Hakop Gochumyan et Joseph Shahbazian, deux chrétiens de la minorité arménienne en Iran, sont détenus depuis plusieurs mois pour des raisons liés à leur foi.
Hakop Gochumyan, 36 ans, est en prison depuis août 2023, date à laquelle lui et sa femme Elisa ont été arrêtés alors qu’ils étaient en vacances à Téhéran. En février 2024, il est condamné à 10 ans de prison pour «activités de prosélytisme déviantes contraires à la loi sacrée de l’islam», et pour être à la tête d’un «réseau évangélique chrétien».
En réalité, Hakop semble avoir été arrêté pour avoir eu en sa possession, pendant ses vacances, sept exemplaires du Nouveau Testament en langue perse. Il a également visité deux églises arméniennes et une église de maison en langue perse (farsi), ce qui lui aurait valu son arrestation.
La Cour suprême a rejeté sa demande d’appel en juin 2024, ainsi que les deux nouvelles demandes de procès, en février et avril 2025. En réaction, Hakop a rédigé une lettre en mai 2025 pour protester. Il déclare qu’il a été emprisonné pour des raisons «complètement injustes et fausses», et que l’accusation contient «de fausses affirmations». Il ajoute avoir été victime de nombreuses violences psychologiques.
«Le personnel de sécurité de la prison m'a empêché par tous les moyens de rencontrer mon avocat. Il m'a également empêché de rencontrer le personnel de l'ambassade d'Arménie.»
Malgré le manque de preuves, le juge iranien qui a condamné Hakop s’est basé sur l’article 160 du Code pénal islamique iranien. Ce dernier l’autorise à suivre son «intuition personnelle» pour rendre justice.
Pasteur d'une église de maison
Joseph Shahbazian, pasteur de 61 ans, avait quant à lui été incarcéré et condamné à 10 ans de prison en 2022. Après 13 mois, les autorités avaient décidé de le «pardonner» et de le relâcher. Le 6 février 2025, Joseph est à nouveau incarcéré dans la prison d’Evin.

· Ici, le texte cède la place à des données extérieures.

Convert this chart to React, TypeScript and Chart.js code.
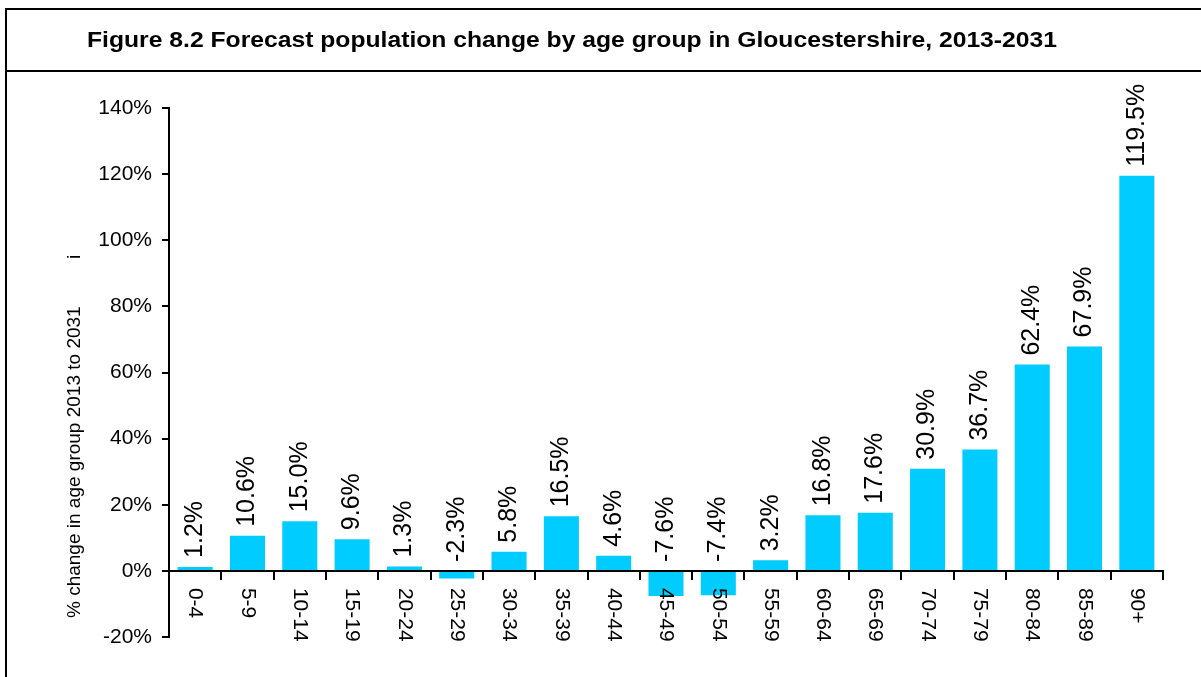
import React, { useEffect, useRef } from 'react';
import { Chart, registerables } from 'chart.js';

Chart.register(...registerables);

const TITLE = 'Figure 8.2 Forecast population change by age group in Gloucestershire, 2013-2031';
const Y_TITLE = '% change in age group 2013 to 2031';
const Y_TITLE_EXTRA = 'i';
const AGE_GROUPS = ['0-4', '5-9', '10-14', '15-19', '20-24', '25-29', '30-34', '35-39', '40-44', '45-49', '50-54', '55-59', '60-64', '65-69', '70-74', '75-79', '80-84', '85-89', '90+'];
const CHANGE_PCT = [1.2, 10.6, 15.0, 9.6, 1.3, -2.3, 5.8, 16.5, 4.6, -7.6, -7.4, 3.2, 16.8, 17.6, 30.9, 36.7, 62.4, 67.9, 119.5];
const Y_MIN = -20;
const Y_MAX = 140;
const Y_STEP = 20;

const FONT = '"Liberation Sans", Arial, Helvetica, sans-serif';
const BAR_COLOR = '#00CCFF';

const decorPlugin = {
  id: 'decor',
  afterDraw(chart: any) {
    const ctx = chart.ctx as CanvasRenderingContext2D;
    const area = chart.chartArea;
    const xs = chart.scales.x;
    const ys = chart.scales.y;
    const W = chart.width;
    const H = chart.height;
    ctx.save();
    // frame
    ctx.strokeStyle = '#000';
    ctx.lineWidth = 2;
    ctx.beginPath();
    ctx.moveTo(6, H + 2);
    ctx.lineTo(6, 9);
    ctx.lineTo(W + 2, 9);
    ctx.moveTo(6, 71);
    ctx.lineTo(W + 2, 71);
    ctx.stroke();

    // title
    ctx.fillStyle = '#000';
    ctx.font = `bold 22px ${FONT}`;
    const tw = ctx.measureText(TITLE).width;
    const sx = 970 / tw;
    ctx.save();
    ctx.translate(572, 47);
    ctx.scale(sx, 1);
    ctx.textAlign = 'center';
    ctx.textBaseline = 'alphabetic';
    ctx.fillText(TITLE, 0, 0);
    ctx.restore();

    // y axis title
    ctx.font = `19px ${FONT}`;
    ctx.save();
    ctx.translate(area.left - 94, area.bottom - 19);
    ctx.rotate(-Math.PI / 2);
    ctx.textAlign = 'left';
    ctx.textBaseline = 'middle';
    ctx.fillText(Y_TITLE, 0, 0);
    ctx.restore();
    ctx.save();
    ctx.translate(area.left - 94, ys.getPixelForValue(95));
    ctx.rotate(-Math.PI / 2);
    ctx.textAlign = 'center';
    ctx.textBaseline = 'middle';
    ctx.fillText(Y_TITLE_EXTRA, 0, 0);
    ctx.restore();

    // x category labels (rotated clockwise, below the zero line)
    const zeroY = ys.getPixelForValue(0);
    ctx.font = `21px ${FONT}`;
    AGE_GROUPS.forEach((lab, i) => {
      const x = xs.getPixelForValue(i);
      ctx.save();
      ctx.translate(x, zeroY + 17);
      ctx.rotate(Math.PI / 2);
      ctx.textAlign = 'left';
      ctx.textBaseline = 'middle';
      ctx.fillText(lab, 0, 0);
      ctx.restore();
    });

    // data labels
    const meta = chart.getDatasetMeta(0);
    ctx.font = `25px ${FONT}`;
    meta.data.forEach((bar: any, i: number) => {
      const v = CHANGE_PCT[i];
      const y = ys.getPixelForValue(Math.max(v, 0)) - 9;
      ctx.save();
      ctx.translate(bar.x, y);
      ctx.rotate(-Math.PI / 2);
      ctx.textAlign = 'left';
      ctx.textBaseline = 'middle';
      ctx.fillText(v.toFixed(1) + '%', 0, 0);
      ctx.restore();
    });
    ctx.restore();
  },
};

export default function App() {
  const ref = useRef<HTMLCanvasElement | null>(null);
  useEffect(() => {
    if (!ref.current) return;
    const chart = new Chart(ref.current, {
      type: 'bar',
      data: {
        labels: AGE_GROUPS,
        datasets: [
          {
            data: CHANGE_PCT,
            backgroundColor: BAR_COLOR,
            borderWidth: 0,
            barPercentage: 0.67,
            categoryPercentage: 1,
          },
        ],
      },
      options: {
        responsive: false,
        animation: false,
        devicePixelRatio: 1,
        layout: { padding: { left: 69, right: 38, top: 108, bottom: 40 } },
        plugins: {
          legend: { display: false },
          tooltip: { enabled: false },
          title: { display: false },
        },
        scales: {
          x: {
            type: 'category',
            position: { y: 0 } as any,
            offset: true,
            z: 1,
            grid: {
              offset: true,
              drawOnChartArea: false,
              drawTicks: true,
              tickLength: 8,
              color: '#000',
              lineWidth: 2,
            },
            border: { display: true, color: '#000', width: 2 },
            ticks: { display: false },
          },
          y: {
            min: Y_MIN,
            max: Y_MAX,
            ticks: {
              stepSize: Y_STEP,
              color: '#000',
              padding: 10,
              font: { family: FONT, size: 21 },
              callback: (v: any) => `${v}%`,
            },
            grid: {
              drawOnChartArea: false,
              drawTicks: true,
              tickLength: 7,
              color: '#000',
              lineWidth: 2,
            },
            border: { display: true, color: '#000', width: 2 },
            afterFit: (s: any) => {
              s.width = 100;
            },
          },
        },
      },
      plugins: [decorPlugin],
    });
    return () => chart.destroy();
  }, []);
  return (
    <div style={{ position: 'fixed', left: 0, top: 0, width: 1201, height: 677, background: '#fff' }}>
      <canvas ref={ref} width={1201} height={677} style={{ display: 'block' }} />
    </div>
  );
}
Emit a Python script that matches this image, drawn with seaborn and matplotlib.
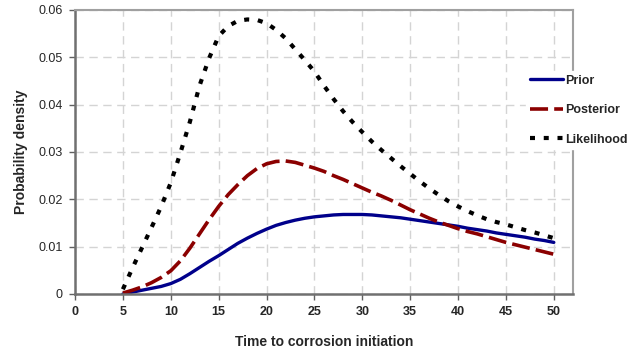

Depuis, aucun chef d’accusation n’a été émis à son encontre. Plusieurs supposent que cette deuxième arrestation s’inscrit dans la même lignée que la première, à savoir en raison «d’actions à l’encontre de la sécurité nationale», prétexte utilisé couramment contre les chrétiens se réunissant en églises dites de maison.
La mère de Joseph est décédée en avril, en l’absence des soins que son fils lui prodiguait régulièrement. Ce dernier n’a pas été autorisé à se rendre à ses funérailles. Quelques jours plus tard, le 12 avril, sa femme Lida était incarcérée à son tour. Elle est sortie de prison le 13 mai, après avoir payé une amende de 50.000 dollars, sans aucun motif d’incarcération officiel.
De nouvelles menaces
Le 10 juin, un acte d’accusation à l’encontre de 5 chrétiens, dont Joseph Shahbazian, a été émis par le procureur de la prison d’Evin. Le fait de prier, d’organiser des baptêmes, de prendre la communion ou de célébrer Noël sont listés comme était des preuves à l’encontre de ces chrétiens, accusés de «rassemblement et complicité», et de «propagande contre la République islamique d’Iran».
Cet acte d’accusation débute par une citation d’Ali Khamenei, prononcée 15 ans plus tôt, affirmant que la «promotion des églises de maison […] par les ennemis de l’islam» figurent parmi les «menaces critiques» auxquelles l’Iran fait face.
Un danger supplémentaire pour les détenus chrétiens
Après une frappe israélienne sur la prison d’Evin à Téhéran le lundi 23 juin, plusieurs bus remplis de détenus ont été transférés vers d'autres prisons de la région. Au moins 11 chrétiens figuraient parmi les centaines de détenus de conscience détenus dans cette prison.
Certains chrétiens ont été transférés au Greater Tehran Central Penitentiary et détenus dans des cellules accueillant jusqu’à 40 prisonniers chacune, dans des conditions sanitaires déplorables. Au total, plus de 60 chrétiens sont actuellement détenus ou en cours de jugement pour des accusations liées à leur foi en Iran.
Contexte: les chrétiens en Iran
Les chrétiens iraniens d’origine assyrienne ou arménienne sont les seuls à bénéficier d’une certaine liberté de culte, si ce dernier se tient dans leur langue et non en langue persane. La loi protège théoriquement les droits de ces chrétiens. Ce n’est pas la même chose pour les Iraniens qui souhaitent tenir un culte en persan, qui se retrouvent donc dans des églises de maison», non-officielles. Joseph Shahbazian est le pasteur de l’une d’entre elles, et Hakop Gochumyan en a visité une lors de ses vacances: ce sont probablement les raisons de leur incarcération.